SOUTH SHORE — A new study which aims to improve the health of Black women on the South Side through healthy foods is winding down as its organizers prepare to spread the initiative across Chicago.
Food Is Medicine: Healing Together is a 12-week “community support” program to address hypertension in residents of South Shore and nearby communities. Twenty participants gathered weekly starting in June at Bryn Mawr Community Church’s community kitchen, 7000 S. Jeffery Blvd. in South Shore.
They assist chefs with recipes, eat the meals they created together, get guidance on healthier eating — like learning low-sodium versions of the foods they already enjoy — and receive weekly grocery packages with items from 40 Acres Fresh Market and Star Farm.
“We try to use these local food spaces, producers [and] retailers and teach the women how to use the produce that’s in those bags,” said Saria Lofton, the Food Is Medicine program’s primary investigator and an assistant professor at the University of Illinois Chicago College of Nursing.
One group of women finished the program in August, and received large bags of groceries, pans, kitchen utensils and other items to help them continue cooking on their own. The other cohort wraps up Tuesday.
Researchers will continue meeting with the women over the next three months to track whether their participation improves their blood pressure, body mass index and sodium intake over time.
“This is a way of addressing the problem [of health disparities among Black women] and seeing that there could be an actual change in metrics — lower blood pressure, lower lipids, glucose levels, things like that,” Lofton said. “There is a change by having more access to fresh fruits and vegetables.”
Katrina Gatson, a South Shore resident, faces rising prices and “limited supplies” of healthy ingredients at nearby grocers like Jewel-Osco and Save A Lot, she said.
Gatson’s home neighborhood and nearby South Chicago host numerous community gardens, but there are few in her immediate area that would be convenient to join, she said. That has her curious about starting her own urban farm to cut down on her grocery bills, she said.
“I was just saying to someone, like, ‘Man, we need to just start our own farm or garden and start eating our own vegetables — especially with how much the prices have gone up in the stores,” Gatson said.
Gatson is not alone in facing price and transportation barriers to accessing healthy food, Lofton said. That’s particularly problematic as “chronic diseases and health disparities are prominent in our communities,” she said.
That’s why Lofton and other program partners are working to secure funding for an expanded Food Is Medicine Program across Chicago’s neighborhoods.
“I would hope [to expand to] Austin, Garfield Park, Lawndale, Englewood,” Lofton said. “There’s still plenty of places here, unfortunately, within the city where a lack of access to fresh food is still very prevalent. It also happens to be in predominantly Black neighborhoods.
“We can see this lack of fresh produce, these higher rates of diabetes, hypertension, some cancers,” she said. “This is one aspect — our food environment — that we could actually target, because we know how much food plays a role in everything we do.”

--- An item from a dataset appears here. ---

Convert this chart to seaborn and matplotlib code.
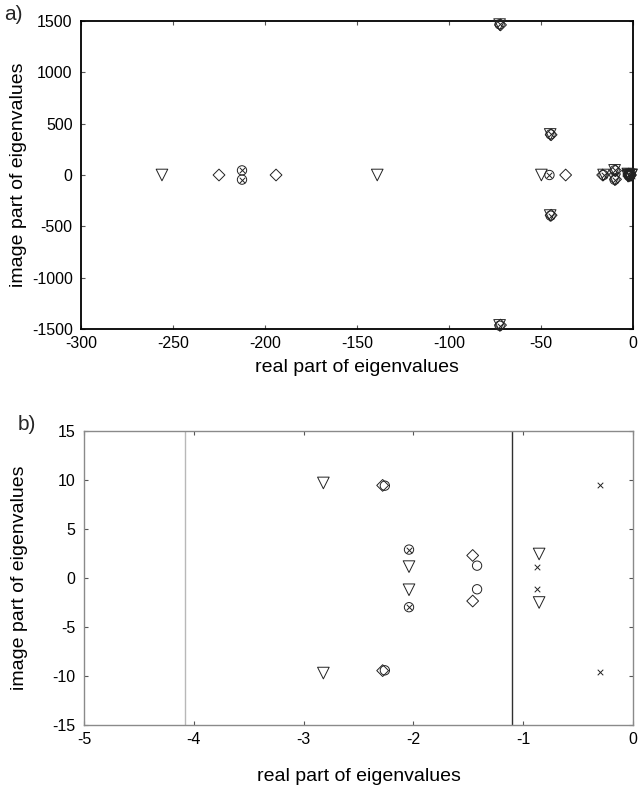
import matplotlib
matplotlib.use("Agg")
import matplotlib.pyplot as plt
import seaborn as sns
import pandas as pd

# ---- data (real, imaginary parts of eigenvalues) ----
tri_re = [-256, -139, -49.8, -72.5, -72.5, -45, -45, -16, -10, -10,
          -2.82, -2.82, -2.04, -2.04, -0.855, -0.855]
tri_im = [0, 0, 0, 1465, -1465, 395, -395, 0, 45, -45,
          9.7, -9.7, 1.16, -1.2, 2.45, -2.5]

dia_re = [-225, -194, -36.6, -72, -72, -44.5, -44.5, -16.5, -9.5, -9.5,
          -2.28, -2.28, -1.46, -1.46]
dia_im = [0, 0, 0, 1462, -1462, 392, -392, 0, 42, -42,
          9.45, -9.45, 2.3, -2.35]

cir_re = [-212.5, -212.5, -45.4, -72.5, -72.5, -44.8, -44.8, -16, -10, -10,
          -2.26, -2.26, -2.04, -2.04, -1.42, -1.42]
cir_im = [45, -45, 0, 1468, -1468, 396, -396, 0, 46, -46,
          9.42, -9.42, 2.9, -2.98, 1.26, -1.15]

crs_re = [-212.5, -212.5, -45.4, -72.5, -72.5, -44.8, -44.8, -16, -10, -10,
          -2.04, -2.04, -0.875, -0.875, -0.297, -0.297]
crs_im = [45, -45, 0, 1468, -1468, 396, -396, 0, 46, -46,
          2.9, -2.98, 1.12, -1.15, 9.5, -9.55]

vlines_b = [-4.08, -1.1]
vline_colors = ["#b8b8b8", "#303030"]

xticks_a = [-300, -250, -200, -150, -100, -50, 0]
yticks_a = [-1500, -1000, -500, 0, 500, 1000, 1500]
xticks_b = [-5, -4, -3, -2, -1, 0]
yticks_b = [-15, -10, -5, 0, 5, 10, 15]

sns.set_theme(style="white")
plt.rcParams["font.family"] = ["Liberation Sans", "DejaVu Sans"]
plt.rcParams["axes.unicode_minus"] = False

fig = plt.figure(figsize=(6.38, 7.93), dpi=100)
W, H = 638, 793
ax_a = fig.add_axes([81 / W, (H - 329) / H, 552 / W, 308 / H])
ax_b = fig.add_axes([84 / W, (H - 725) / H, 549 / W, 294 / H])

series = [
    (tri_re, tri_im, "v", 70, 0.7),
    (dia_re, dia_im, "D", 36, 0.7),
    (cir_re, cir_im, "o", 45, 0.7),
]

for ax in (ax_a, ax_b):
    for re, im, mk, s, lw in series:
        df = pd.DataFrame({"re": re, "im": im})
        sns.scatterplot(data=df, x="re", y="im", marker=mk, s=s, ax=ax,
                        facecolors="none", edgecolor="#222222", linewidth=lw,
                        legend=False, zorder=3, clip_on=False)
    dfx = pd.DataFrame({"re": crs_re, "im": crs_im})
    sns.scatterplot(data=dfx, x="re", y="im", marker="x", s=16, ax=ax,
                    color="#222222", linewidth=0.7, legend=False, zorder=3,
                    clip_on=False)

for xv, c in zip(vlines_b, vline_colors):
    ax_b.axvline(xv, color=c, lw=1.0, zorder=1)

ax_a.set_xlim(-300, 0)
ax_a.set_ylim(-1500, 1500)
ax_a.set_xticks(xticks_a)
ax_a.set_yticks(yticks_a)
ax_b.set_xlim(-5, 0)
ax_b.set_ylim(-15, 15)
ax_b.set_xticks(xticks_b)
ax_b.set_yticks(yticks_b)

for ax, sc, slw in ((ax_a, "black", 1.3), (ax_b, "#8a8a8a", 1.0)):
    for sp in ax.spines.values():
        sp.set_color(sc)
        sp.set_linewidth(slw)
        sp.set_visible(True)
    ax.tick_params(direction="in", length=3, width=0.8, color="#555555",
                   top=True, right=True, bottom=True, left=True,
                   labelsize=11.5, labelcolor="black")
    ax.tick_params(axis="x", pad=5)
    ax.tick_params(axis="y", pad=6)
    ax.set_ylabel("image part of eigenvalues", fontsize=14, color="black")

ax_a.set_xlabel("real part of eigenvalues", fontsize=14, color="black", labelpad=6)
ax_b.set_xlabel("real part of eigenvalues", fontsize=14, color="black", labelpad=15)
ax_a.yaxis.set_label_coords(-0.098, 0.5)
ax_b.yaxis.set_label_coords(-0.102, 0.5)

fig.text(4 / W, 1 - 14 / H, "a)", fontsize=15, va="center", ha="left")
fig.text(18 / W, 1 - 424 / H, "b)", fontsize=15, va="center", ha="left")

fig.savefig("out.png", dpi=100)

Programs like Food Is Medicine will take time to impact entire communities, participants said. In the short-term, the program can have a ripple effect as the women share their dishes with loved ones and neighbors, participant Sylvia Robinson said.
Robinson, a Washington Park resident, fell in love with recipes like spicy honey salmon, swiss chard, orange rosemary chicken, stir-fry vegetables through the program, she said.
She’s preparing to win over her family members with new Thanksgiving dishes — but will wait to tell them how healthy the recipes are, she said.
“I’m getting ready to make a couple of dishes, give it to my family members and don’t tell them what it is,” Robinson said. “I’ll let them see the difference in eating when we eat together.”
Program organizers took a slow, understanding approach to helping participants improve their eating habits, said Jeannine Wise, program director of food justice organization Good Food is Good Medicine. Wise was the lead instructor for the program’s cooking classes.
“We never take foods away from people, we only teach them more techniques and add more veggies,” Wise said. “When they’re ready to make changes, they will have that support and that toolbox.
“Even though the system might not be for them, the community is,” Wise said. “We create community and fellowship and a whole lot of love, so they can go forward with their knowledge and apply it as they want with culturally affirming foods that they’re able to access.”